Steffen Link, Sophia Löffler und Vassilissa Reznikoff wechseln häufig von der Bühne ins Off, werden gefilmt, oder filmen selbst die anderen. Sie erwecken bei ihren Erzählungen den Eindruck, als seien ihnen ihre Entscheidungen fremd, ja vielmehr, als ob die Bruchteile von Entscheidungssekunden mit reflektiertem Handeln gar nichts zu tun hätten. Mit dieser Herangehensweise nähert sich Thorpe auch jenem Diskussionsfeld, das die Freiheit der persönlichen Entscheidung per se infrage stellt.

„Möglicherweise gab es einen Zwischenfall“ bietet eine Menge von Reflexionsebenen an. Mit dieser zweiten Produktion demonstriert das neue Team am Schauspielhaus, wie auch schon in „Punk und Politik“, seine Idee von Theater, die mit zeitgenössischen Autoren das Hier und Heute erkundet. Thorpe tut dies zwar anhand der ausgewählten Geschichten, die er unserer Gesellschaft entnimmt, aber er schafft auch den Dreh zu einer Zeitlosigkeit. In ihr verwandelt sich das Aktuelle zur allgemein gültigen Aussage über die Conditio humana, nämlich dass Menschen, wenn es darauf ankommt, alles sein können. Von gut bis böse und auch alles dazwischen.
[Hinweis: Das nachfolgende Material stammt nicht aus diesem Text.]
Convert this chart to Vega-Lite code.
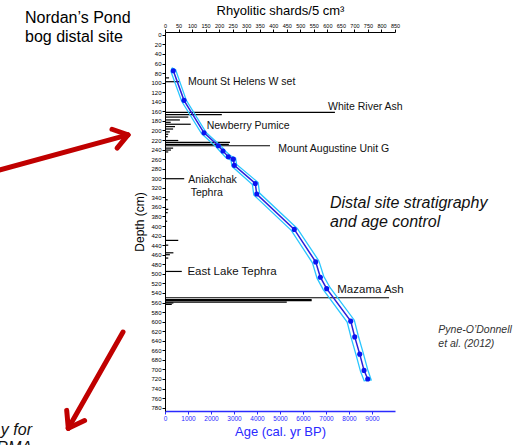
{
  "$schema": "https://vega.github.io/schema/vega-lite/v6.json",
  "width": 230,
  "height": 379,
  "autosize": "none",
  "padding": {"left": 165, "top": 32, "right": 135, "bottom": 34},
  "background": "white",
  "config": {"view": {"stroke": null}, "font": "Liberation Sans"},
  "datasets": {
    "bars": [
      {"depth": 90, "shards": 15}, {"depth": 98, "shards": 53},
      {"depth": 162, "shards": 628}, {"depth": 167, "shards": 210},
      {"depth": 172, "shards": 86}, {"depth": 178, "shards": 55},
      {"depth": 183, "shards": 21}, {"depth": 187, "shards": 95},
      {"depth": 192, "shards": 37}, {"depth": 197, "shards": 30},
      {"depth": 203, "shards": 18}, {"depth": 208, "shards": 12},
      {"depth": 213, "shards": 10}, {"depth": 221, "shards": 49},
      {"depth": 225, "shards": 240}, {"depth": 229, "shards": 236},
      {"depth": 232, "shards": 388}, {"depth": 237, "shards": 30},
      {"depth": 241, "shards": 22}, {"depth": 245, "shards": 12},
      {"depth": 301, "shards": 71}, {"depth": 345, "shards": 10},
      {"depth": 365, "shards": 12}, {"depth": 372, "shards": 10},
      {"depth": 390, "shards": 8}, {"depth": 430, "shards": 49},
      {"depth": 440, "shards": 12}, {"depth": 456, "shards": 31},
      {"depth": 460, "shards": 18}, {"depth": 467, "shards": 12},
      {"depth": 495, "shards": 62}, {"depth": 550, "shards": 828},
      {"depth": 554, "shards": 542}, {"depth": 556, "shards": 542},
      {"depth": 559, "shards": 450}, {"depth": 561, "shards": 31},
      {"depth": 564, "shards": 25}
    ],
    "curve": [
      {"age": 361, "depth": 75}, {"age": 826, "depth": 137},
      {"age": 1696, "depth": 205}, {"age": 2318, "depth": 232},
      {"age": 2522, "depth": 243}, {"age": 2752, "depth": 255},
      {"age": 2970, "depth": 260}, {"age": 3013, "depth": 273},
      {"age": 3926, "depth": 311}, {"age": 3987, "depth": 333},
      {"age": 5622, "depth": 407}, {"age": 6551, "depth": 475},
      {"age": 6754, "depth": 507}, {"age": 7029, "depth": 531},
      {"age": 8075, "depth": 599}, {"age": 8249, "depth": 632},
      {"age": 8466, "depth": 668}, {"age": 8654, "depth": 702},
      {"age": 8813, "depth": 720}
    ],
    "envelope": [
      {"seq": 1, "age": 300, "depth": 69},
      {"seq": 2, "age": 461, "depth": 73},
      {"seq": 3, "age": 926, "depth": 137},
      {"seq": 4, "age": 1796, "depth": 205},
      {"seq": 5, "age": 2418, "depth": 232},
      {"seq": 6, "age": 2622, "depth": 243},
      {"seq": 7, "age": 2852, "depth": 253},
      {"seq": 8, "age": 3070, "depth": 258},
      {"seq": 9, "age": 3113, "depth": 271},
      {"seq": 10, "age": 4050, "depth": 309},
      {"seq": 11, "age": 4110, "depth": 331},
      {"seq": 12, "age": 5750, "depth": 405},
      {"seq": 13, "age": 6690, "depth": 473},
      {"seq": 14, "age": 6900, "depth": 505},
      {"seq": 15, "age": 7180, "depth": 529},
      {"seq": 16, "age": 8230, "depth": 597},
      {"seq": 17, "age": 8405, "depth": 630},
      {"seq": 18, "age": 8620, "depth": 666},
      {"seq": 19, "age": 8810, "depth": 700},
      {"seq": 20, "age": 8965, "depth": 722},
      {"seq": 21, "age": 8660, "depth": 724},
      {"seq": 22, "age": 8500, "depth": 704},
      {"seq": 23, "age": 8310, "depth": 670},
      {"seq": 24, "age": 8095, "depth": 634},
      {"seq": 25, "age": 7920, "depth": 601},
      {"seq": 26, "age": 6880, "depth": 533},
      {"seq": 27, "age": 6610, "depth": 509},
      {"seq": 28, "age": 6410, "depth": 477},
      {"seq": 29, "age": 5490, "depth": 409},
      {"seq": 30, "age": 3860, "depth": 335},
      {"seq": 31, "age": 3800, "depth": 313},
      {"seq": 32, "age": 2913, "depth": 275},
      {"seq": 33, "age": 2870, "depth": 262},
      {"seq": 34, "age": 2652, "depth": 257},
      {"seq": 35, "age": 2422, "depth": 245},
      {"seq": 36, "age": 2218, "depth": 234},
      {"seq": 37, "age": 1596, "depth": 207},
      {"seq": 38, "age": 726, "depth": 139},
      {"seq": 39, "age": 261, "depth": 77},
      {"seq": 40, "age": 300, "depth": 69}
    ],
    "arrows": [
      {"age": -7391, "depth": 285.4, "age2": -1609, "depth2": 209.4},
      {"age": -1609, "depth": 209.4, "age2": -2304, "depth2": 197.5},
      {"age": -1609, "depth": 209.4, "age2": -2083, "depth2": 236.9},
      {"age": -1826, "depth": 621.7, "age2": -4204, "depth2": 823.2},
      {"age": -4204, "depth": 823.2, "age2": -3496, "depth2": 807.1},
      {"age": -4204, "depth": 823.2, "age2": -4274, "depth2": 785.7}
    ],
    "labels": [
      {"group": "site", "label": "Nordan’s Pond", "age": -6087, "depth": -34.7},
      {"group": "site", "label": "bog distal site", "age": -6087, "depth": 5},
      {"group": "tephra", "label": "Mount St Helens W set", "age": 1000, "depth": 97.9},
      {"group": "tephra", "label": "White River Ash", "age": 7087, "depth": 150.2},
      {"group": "tephra", "label": "Newberry Pumice", "age": 1813, "depth": 190.6},
      {"group": "tephra", "label": "Mount Augustine Unit G", "age": 4926, "depth": 239.4},
      {"group": "tephra", "label": "Aniakchak", "age": 1013, "depth": 303.6},
      {"group": "tephra", "label": "Tephra", "age": 1117, "depth": 331.5},
      {"group": "tephraBig", "label": "East Lake Tephra", "age": 974, "depth": 495.5},
      {"group": "tephraBig", "label": "Mazama Ash", "age": 7491, "depth": 533.8},
      {"group": "note", "label": "Distal site stratigraphy", "age": 7174, "depth": 352.4},
      {"group": "note", "label": "and age control", "age": 7174, "depth": 390.9},
      {"group": "cite", "label": "Pyne-O’Donnell", "age": 11883, "depth": 617.5},
      {"group": "cite", "label": "et al. (2012)", "age": 11883, "depth": 646.8},
      {"group": "cut", "label": "y for", "age": -5783, "depth": 826.7},
      {"group": "cut", "label": "RMA", "age": -5783, "depth": 864}
    ]
  },
  "encoding": {
    "y": {
      "field": "depth", "type": "quantitative",
      "scale": {"domain": [-6, 787], "reverse": true, "nice": false, "zero": false},
      "axis": {
        "title": "Depth (cm)", "titleFontSize": 12, "titleFontWeight": "normal", "titleColor": "black",
        "titlePadding": 4,
        "values": [0,20,40,60,80,100,120,140,160,180,200,220,240,260,280,300,320,340,360,380,400,420,440,460,480,500,520,540,560,580,600,620,640,660,680,700,720,740,760,780],
        "labelFontSize": 6, "labelColor": "black", "labelPadding": 1, "tickSize": 3,
        "tickColor": "black", "domainColor": "black", "grid": false, "labelOverlap": false
      }
    }
  },
  "layer": [
    {
      "data": {"name": "bars"},
      "mark": {"type": "rule", "color": "black", "strokeWidth": 1.2},
      "encoding": {
        "x": {
          "field": "shards", "type": "quantitative",
          "scale": {"domain": [0, 850], "nice": false},
          "axis": {
            "orient": "top", "title": "Rhyolitic shards/5 cm³", "titleFontSize": 13,
            "titleFontWeight": "normal", "titleColor": "black", "titlePadding": 6,
            "values": [0,50,100,150,200,250,300,350,400,450,500,550,600,650,700,750,800,850],
            "labelFontSize": 5.5, "labelColor": "black", "labelPadding": 1, "tickSize": 3,
            "labelOverlap": false, "labelFlush": false, "grid": false,
            "tickColor": "black", "domainColor": "black", "domainWidth": 1.2
          }
        },
        "x2": {"datum": 0}
      }
    },
    {
      "encoding": {
        "x": {
          "field": "age", "type": "quantitative",
          "scale": {"domain": [0, 10000], "nice": false},
          "axis": {
            "orient": "bottom", "title": "Age (cal. yr BP)", "titleFontSize": 13,
            "titleFontWeight": "normal", "titleColor": "#2a2aff", "titlePadding": 4,
            "values": [0,1000,2000,3000,4000,5000,6000,7000,8000,9000],
            "format": "d",
            "labelFontSize": 6.5, "labelColor": "#2a2aff", "labelPadding": 1, "tickSize": 3,
            "labelFlush": false, "grid": false,
            "tickColor": "#2a2aff", "domainColor": "#2a2aff", "domainWidth": 1.5
          }
        }
      },
      "layer": [
        {
          "data": {"name": "envelope"},
          "mark": {"type": "line", "color": "#29c6ff", "strokeWidth": 1.3},
          "encoding": {"order": {"field": "seq", "type": "quantitative"}}
        },
        {
          "data": {"name": "curve"},
          "mark": {"type": "line", "color": "#2b1fd9", "strokeWidth": 1.5},
          "encoding": {"order": {"field": "depth", "type": "quantitative"}}
        },
        {
          "data": {"name": "curve"},
          "mark": {"type": "point", "filled": true, "color": "#0a14f0", "size": 26, "opacity": 1}
        },
        {
          "data": {"name": "arrows"},
          "mark": {"type": "rule", "color": "#c00000", "strokeWidth": 5, "strokeCap": "round"},
          "encoding": {"x2": {"field": "age2"}, "y2": {"field": "depth2"}}
        },
        {
          "data": {"name": "labels"},
          "transform": [{"filter": "datum.group == 'site'"}],
          "mark": {"type": "text", "align": "left", "baseline": "middle", "fontSize": 16, "color": "black"},
          "encoding": {"text": {"field": "label"}}
        },
        {
          "data": {"name": "labels"},
          "transform": [{"filter": "datum.group == 'tephra'"}],
          "mark": {"type": "text", "align": "left", "baseline": "middle", "fontSize": 10.5, "color": "#111"},
          "encoding": {"text": {"field": "label"}}
        },
        {
          "data": {"name": "labels"},
          "transform": [{"filter": "datum.group == 'tephraBig'"}],
          "mark": {"type": "text", "align": "left", "baseline": "middle", "fontSize": 11.5, "color": "#111"},
          "encoding": {"text": {"field": "label"}}
        },
        {
          "data": {"name": "labels"},
          "transform": [{"filter": "datum.group == 'note'"}],
          "mark": {"type": "text", "align": "left", "baseline": "middle", "fontSize": 16, "fontStyle": "italic", "color": "#111"},
          "encoding": {"text": {"field": "label"}}
        },
        {
          "data": {"name": "labels"},
          "transform": [{"filter": "datum.group == 'cite'"}],
          "mark": {"type": "text", "align": "left", "baseline": "middle", "fontSize": 10.5, "fontStyle": "italic", "color": "#333"},
          "encoding": {"text": {"field": "label"}}
        },
        {
          "data": {"name": "labels"},
          "transform": [{"filter": "datum.group == 'cut'"}],
          "mark": {"type": "text", "align": "right", "baseline": "middle", "fontSize": 16, "fontStyle": "italic", "color": "#111"},
          "encoding": {"text": {"field": "label"}}
        }
      ]
    }
  ],
  "resolve": {"scale": {"x": "independent"}, "axis": {"x": "independent"}}
}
Chris Thorpe ist am 15. November persönlich mit seinem politischen Monolog „Confirmation“ im Schauspielhaus zu Gast.

Nähere Informationen auf der Internetseite des Schauspielhauses.

PS: Für alle, die sich das Team des Schauspielhauses gerne an die Wohnzimmerwand hängen möchten, hier noch ein Tipp: Im Programmheft findet sich wie weiland in den Bravo-Heften ein Starschnitt von Sophia Löffler. Im Maßstab 1:6.37! Auf zum munteren Schnippeln!